▶ **Supplied material**:

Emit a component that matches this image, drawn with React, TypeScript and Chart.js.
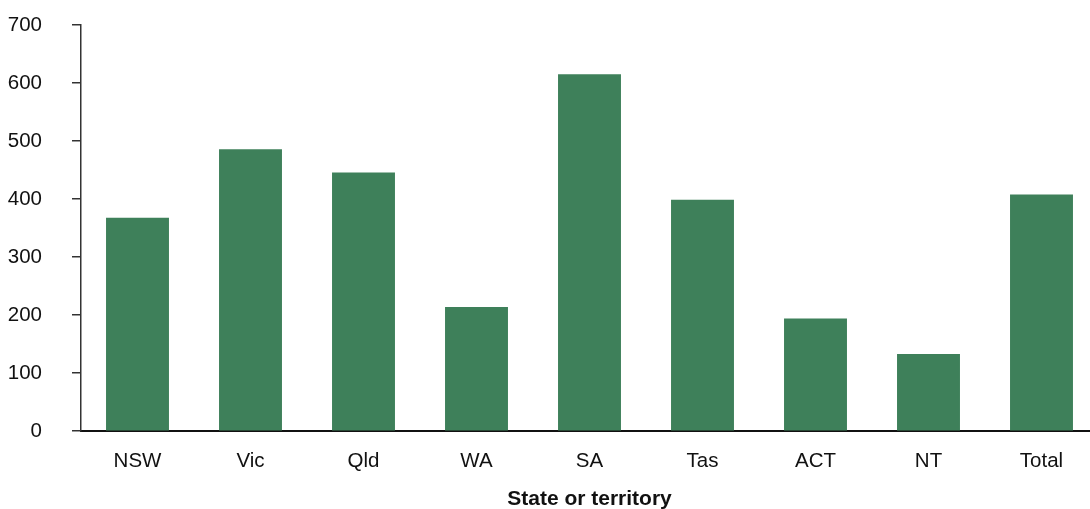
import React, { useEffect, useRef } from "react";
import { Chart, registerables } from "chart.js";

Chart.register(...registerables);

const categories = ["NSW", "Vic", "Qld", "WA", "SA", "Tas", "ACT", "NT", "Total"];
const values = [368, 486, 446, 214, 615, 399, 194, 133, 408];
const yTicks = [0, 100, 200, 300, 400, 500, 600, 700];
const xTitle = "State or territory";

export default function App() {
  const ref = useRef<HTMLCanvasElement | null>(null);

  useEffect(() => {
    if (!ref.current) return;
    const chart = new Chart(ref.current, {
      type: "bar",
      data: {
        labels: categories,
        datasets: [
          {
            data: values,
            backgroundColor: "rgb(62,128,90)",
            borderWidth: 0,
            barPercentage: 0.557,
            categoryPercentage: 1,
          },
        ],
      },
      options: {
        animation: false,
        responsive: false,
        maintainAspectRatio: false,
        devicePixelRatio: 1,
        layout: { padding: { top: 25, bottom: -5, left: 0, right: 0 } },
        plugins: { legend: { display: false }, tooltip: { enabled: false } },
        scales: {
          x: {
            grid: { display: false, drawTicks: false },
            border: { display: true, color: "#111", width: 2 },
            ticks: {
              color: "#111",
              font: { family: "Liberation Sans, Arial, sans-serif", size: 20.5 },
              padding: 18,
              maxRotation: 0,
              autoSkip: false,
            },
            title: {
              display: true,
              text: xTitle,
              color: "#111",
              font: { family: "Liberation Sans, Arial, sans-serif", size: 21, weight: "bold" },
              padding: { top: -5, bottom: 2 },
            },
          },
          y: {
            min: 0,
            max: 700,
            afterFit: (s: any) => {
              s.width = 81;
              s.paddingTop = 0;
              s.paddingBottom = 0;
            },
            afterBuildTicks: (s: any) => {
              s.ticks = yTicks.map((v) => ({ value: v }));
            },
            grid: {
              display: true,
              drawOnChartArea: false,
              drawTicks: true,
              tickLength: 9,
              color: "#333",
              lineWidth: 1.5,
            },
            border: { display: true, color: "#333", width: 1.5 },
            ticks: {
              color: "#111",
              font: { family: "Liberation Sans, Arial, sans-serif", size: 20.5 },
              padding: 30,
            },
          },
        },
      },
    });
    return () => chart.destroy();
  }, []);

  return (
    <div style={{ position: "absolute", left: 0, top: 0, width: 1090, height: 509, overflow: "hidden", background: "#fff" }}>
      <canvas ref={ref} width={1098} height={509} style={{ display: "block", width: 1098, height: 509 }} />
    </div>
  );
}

▶ **Given exercise**: Every line is to be duplicated exactly, though pictures stay out.

▶ **Answer to this exercise**:
Emit a component that matches this image, drawn with React, TypeScript and Chart.js.
import React, { useEffect, useRef } from "react";
import { Chart, registerables } from "chart.js";

Chart.register(...registerables);

const categories = ["NSW", "Vic", "Qld", "WA", "SA", "Tas", "ACT", "NT", "Total"];
const values = [368, 486, 446, 214, 615, 399, 194, 133, 408];
const yTicks = [0, 100, 200, 300, 400, 500, 600, 700];
const xTitle = "State or territory";

export default function App() {
  const ref = useRef<HTMLCanvasElement | null>(null);

  useEffect(() => {
    if (!ref.current) return;
    const chart = new Chart(ref.current, {
      type: "bar",
      data: {
        labels: categories,
        datasets: [
          {
            data: values,
            backgroundColor: "rgb(62,128,90)",
            borderWidth: 0,
            barPercentage: 0.557,
            categoryPercentage: 1,
          },
        ],
      },
      options: {
        animation: false,
        responsive: false,
        maintainAspectRatio: false,
        devicePixelRatio: 1,
        layout: { padding: { top: 25, bottom: -5, left: 0, right: 0 } },
        plugins: { legend: { display: false }, tooltip: { enabled: false } },
        scales: {
          x: {
            grid: { display: false, drawTicks: false },
            border: { display: true, color: "#111", width: 2 },
            ticks: {
              color: "#111",
              font: { family: "Liberation Sans, Arial, sans-serif", size: 20.5 },
              padding: 18,
              maxRotation: 0,
              autoSkip: false,
            },
            title: {
              display: true,
              text: xTitle,
              color: "#111",
              font: { family: "Liberation Sans, Arial, sans-serif", size: 21, weight: "bold" },
              padding: { top: -5, bottom: 2 },
            },
          },
          y: {
            min: 0,
            max: 700,
            afterFit: (s: any) => {
              s.width = 81;
              s.paddingTop = 0;
              s.paddingBottom = 0;
            },
            afterBuildTicks: (s: any) => {
              s.ticks = yTicks.map((v) => ({ value: v }));
            },
            grid: {
              display: true,
              drawOnChartArea: false,
              drawTicks: true,
              tickLength: 9,
              color: "#333",
              lineWidth: 1.5,
            },
            border: { display: true, color: "#333", width: 1.5 },
            ticks: {
              color: "#111",
              font: { family: "Liberation Sans, Arial, sans-serif", size: 20.5 },
              padding: 30,
            },
          },
        },
      },
    });
    return () => chart.destroy();
  }, []);

  return (
    <div style={{ position: "absolute", left: 0, top: 0, width: 1090, height: 509, overflow: "hidden", background: "#fff" }}>
      <canvas ref={ref} width={1098} height={509} style={{ display: "block", width: 1098, height: 509 }} />
    </div>
  );
}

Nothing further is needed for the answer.